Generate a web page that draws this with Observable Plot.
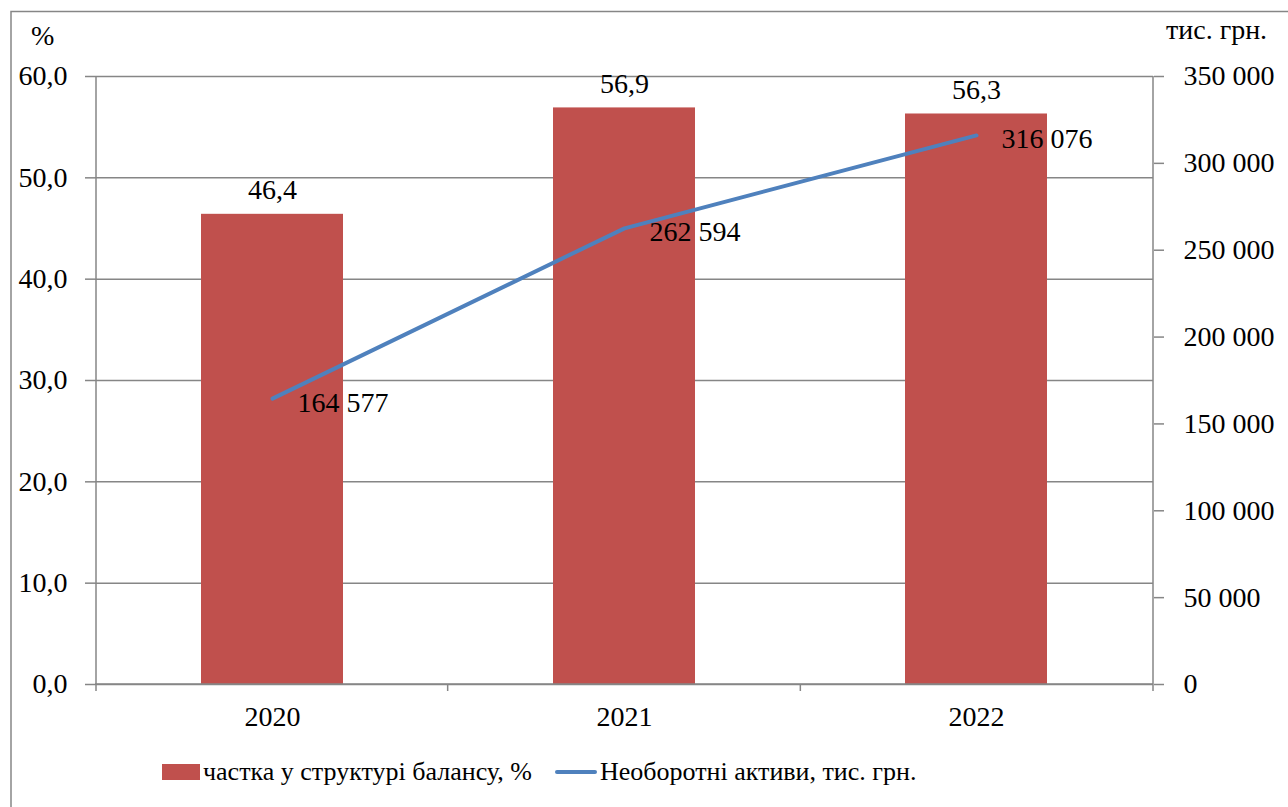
<!DOCTYPE html>
<html>
<head>
<meta charset="utf-8">
<script src="https://cdn.jsdelivr.net/npm/d3@7"></script>
<script src="https://cdn.jsdelivr.net/npm/@observablehq/plot@0.6"></script>
<style>
  html, body { margin: 0; padding: 0; background: #fff; }
  body { font-family: 'Liberation Serif', serif; }
  #wrap { position: relative; width: 1288px; height: 807px; }
  .lbl { position: absolute; font-size: 28px; color: #000; white-space: nowrap; }
  .legend { position: absolute; top: 757px; font-size: 26px; display: flex; align-items: center; white-space: nowrap; color: #000; }
  .sw-bar { width: 38px; height: 16px; background: #C0504D; margin-right: 3px; }
  .sw-line { width: 42px; height: 4px; border-radius: 2px; background: #4F81BD; margin-right: 3px; }
</style>
</head>
<body>
<div id="wrap">
<div id="chart"></div>
<div class="lbl" style="left:31px; top:20px;">%</div>
<div class="lbl" style="left:1166px; top:14px;">тис. грн.</div>
<div class="legend" style="left:162px;"><div class="sw-bar"></div>частка у структурі балансу, %</div>
<div class="legend" style="left:555px;"><div class="sw-line"></div>Необоротні активи, тис. грн.</div>
</div>
<script>
const years = ["2020", "2021", "2022"];
const shares = [46.4, 56.9, 56.3];               // частка у структурі балансу, %
const assets = [164577, 262594, 316076];         // Необоротні активи, тис. грн.
const leftTicks = [0, 10, 20, 30, 40, 50, 60];
const rightTicks = [0, 50000, 100000, 150000, 200000, 250000, 300000, 350000];
const leftMax = 60, rightMax = 350000;

const loc = d3.formatLocale({decimal: ",", thousands: " ", grouping: [3], currency: ["", ""]});
const fmt1 = loc.format(".1f");
const fmtInt = loc.format(",d");

const toLeft = v => v * leftMax / rightMax;
const data = years.map((y, i) => ({year: y, share: shares[i], assets: assets[i], assetsScaled: toLeft(assets[i])}));

const gray = "#868686";
const fs = 28;

const chart = Plot.plot({
  width: 1288,
  height: 807,
  marginLeft: 95,
  marginRight: 135,
  marginTop: 76,
  marginBottom: 123,
  style: {fontFamily: "'Liberation Serif', serif", fontSize: "28px", color: "#000"},
  x: {domain: years, paddingInner: 0.597, paddingOuter: 0.2985, align: 0.5, label: null},
  y: {domain: [0, leftMax], label: null},
  marks: [
    Plot.gridY(leftTicks, {stroke: gray, strokeOpacity: 1, strokeWidth: 1.5}),
    Plot.barY(data, {x: "year", y: "share", fill: "#C0504D"}),
    Plot.axisY(leftTicks, {anchor: "left", tickSize: 10, tickPadding: 18, stroke: gray, strokeWidth: 1.5,
      tickFormat: d => fmt1(d), fill: "#000", fontSize: fs, label: null}),
    Plot.axisY(rightTicks.map(toLeft), {anchor: "right", tickSize: 10, tickPadding: 20, stroke: gray, strokeWidth: 1.5,
      tickFormat: d => fmtInt(Math.round(d * rightMax / leftMax)), fill: "#000", fontSize: fs, label: null}),
    Plot.axisX({anchor: "bottom", tickSize: 0, tickPadding: 22, fill: "#000", fontSize: fs, label: null}),
    Plot.lineY(data, {x: "year", y: "assetsScaled", stroke: "#4F81BD", strokeWidth: 4, strokeLinecap: "round"}),
    Plot.text(data, {x: "year", y: "share", text: d => fmt1(d.share), dy: -24, fontSize: fs, fill: "#000"}),
    Plot.text(data, {x: "year", y: "assetsScaled", text: d => fmtInt(d.assets), dx: 25, dy: 4, textAnchor: "start", fontSize: fs, fill: "#000"})
  ]
});

// outer frame, axis lines and category boundary ticks, positioned from Plot's scales
const svg = d3.select(chart);
const ys = chart.scale("y");
const xLeft = 95, xRight = 1288 - 135, yTop = ys.apply(leftMax), yBot = ys.apply(0);
const g = svg.append("g").attr("stroke", gray).attr("stroke-width", 1.5).attr("fill", "none");
g.append("path").attr("d", "M11,807V11.5H1288");
g.append("line").attr("x1", xLeft + 1).attr("x2", xLeft + 1).attr("y1", yTop).attr("y2", yBot + 7);
g.append("line").attr("x1", xRight).attr("x2", xRight).attr("y1", yTop).attr("y2", yBot + 7);
g.append("line").attr("x1", xLeft).attr("x2", xRight).attr("y1", yBot).attr("y2", yBot);
const step = (xRight - xLeft) / years.length;
for (let i = 1; i < years.length; i++) {
  g.append("line").attr("x1", xLeft + step * i).attr("x2", xLeft + step * i).attr("y1", yBot).attr("y2", yBot + 7);
}
document.getElementById("chart").appendChild(chart);
</script>
</body>
</html>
══════
= What the exercise asks =
Are you able to set down all the lines above exactly, without any pictures?

= Result for this task =
Generate a web page that draws this with Observable Plot.
<!DOCTYPE html>
<html>
<head>
<meta charset="utf-8">
<script src="https://cdn.jsdelivr.net/npm/d3@7"></script>
<script src="https://cdn.jsdelivr.net/npm/@observablehq/plot@0.6"></script>
<style>
  html, body { margin: 0; padding: 0; background: #fff; }
  body { font-family: 'Liberation Serif', serif; }
  #wrap { position: relative; width: 1288px; height: 807px; }
  .lbl { position: absolute; font-size: 28px; color: #000; white-space: nowrap; }
  .legend { position: absolute; top: 757px; font-size: 26px; display: flex; align-items: center; white-space: nowrap; color: #000; }
  .sw-bar { width: 38px; height: 16px; background: #C0504D; margin-right: 3px; }
  .sw-line { width: 42px; height: 4px; border-radius: 2px; background: #4F81BD; margin-right: 3px; }
</style>
</head>
<body>
<div id="wrap">
<div id="chart"></div>
<div class="lbl" style="left:31px; top:20px;">%</div>
<div class="lbl" style="left:1166px; top:14px;">тис. грн.</div>
<div class="legend" style="left:162px;"><div class="sw-bar"></div>частка у структурі балансу, %</div>
<div class="legend" style="left:555px;"><div class="sw-line"></div>Необоротні активи, тис. грн.</div>
</div>
<script>
const years = ["2020", "2021", "2022"];
const shares = [46.4, 56.9, 56.3];               // частка у структурі балансу, %
const assets = [164577, 262594, 316076];         // Необоротні активи, тис. грн.
const leftTicks = [0, 10, 20, 30, 40, 50, 60];
const rightTicks = [0, 50000, 100000, 150000, 200000, 250000, 300000, 350000];
const leftMax = 60, rightMax = 350000;

const loc = d3.formatLocale({decimal: ",", thousands: " ", grouping: [3], currency: ["", ""]});
const fmt1 = loc.format(".1f");
const fmtInt = loc.format(",d");

const toLeft = v => v * leftMax / rightMax;
const data = years.map((y, i) => ({year: y, share: shares[i], assets: assets[i], assetsScaled: toLeft(assets[i])}));

const gray = "#868686";
const fs = 28;

const chart = Plot.plot({
  width: 1288,
  height: 807,
  marginLeft: 95,
  marginRight: 135,
  marginTop: 76,
  marginBottom: 123,
  style: {fontFamily: "'Liberation Serif', serif", fontSize: "28px", color: "#000"},
  x: {domain: years, paddingInner: 0.597, paddingOuter: 0.2985, align: 0.5, label: null},
  y: {domain: [0, leftMax], label: null},
  marks: [
    Plot.gridY(leftTicks, {stroke: gray, strokeOpacity: 1, strokeWidth: 1.5}),
    Plot.barY(data, {x: "year", y: "share", fill: "#C0504D"}),
    Plot.axisY(leftTicks, {anchor: "left", tickSize: 10, tickPadding: 18, stroke: gray, strokeWidth: 1.5,
      tickFormat: d => fmt1(d), fill: "#000", fontSize: fs, label: null}),
    Plot.axisY(rightTicks.map(toLeft), {anchor: "right", tickSize: 10, tickPadding: 20, stroke: gray, strokeWidth: 1.5,
      tickFormat: d => fmtInt(Math.round(d * rightMax / leftMax)), fill: "#000", fontSize: fs, label: null}),
    Plot.axisX({anchor: "bottom", tickSize: 0, tickPadding: 22, fill: "#000", fontSize: fs, label: null}),
    Plot.lineY(data, {x: "year", y: "assetsScaled", stroke: "#4F81BD", strokeWidth: 4, strokeLinecap: "round"}),
    Plot.text(data, {x: "year", y: "share", text: d => fmt1(d.share), dy: -24, fontSize: fs, fill: "#000"}),
    Plot.text(data, {x: "year", y: "assetsScaled", text: d => fmtInt(d.assets), dx: 25, dy: 4, textAnchor: "start", fontSize: fs, fill: "#000"})
  ]
});

// outer frame, axis lines and category boundary ticks, positioned from Plot's scales
const svg = d3.select(chart);
const ys = chart.scale("y");
const xLeft = 95, xRight = 1288 - 135, yTop = ys.apply(leftMax), yBot = ys.apply(0);
const g = svg.append("g").attr("stroke", gray).attr("stroke-width", 1.5).attr("fill", "none");
g.append("path").attr("d", "M11,807V11.5H1288");
g.append("line").attr("x1", xLeft + 1).attr("x2", xLeft + 1).attr("y1", yTop).attr("y2", yBot + 7);
g.append("line").attr("x1", xRight).attr("x2", xRight).attr("y1", yTop).attr("y2", yBot + 7);
g.append("line").attr("x1", xLeft).attr("x2", xRight).attr("y1", yBot).attr("y2", yBot);
const step = (xRight - xLeft) / years.length;
for (let i = 1; i < years.length; i++) {
  g.append("line").attr("x1", xLeft + step * i).attr("x2", xLeft + step * i).attr("y1", yBot).attr("y2", yBot + 7);
}
document.getElementById("chart").appendChild(chart);
</script>
</body>
</html>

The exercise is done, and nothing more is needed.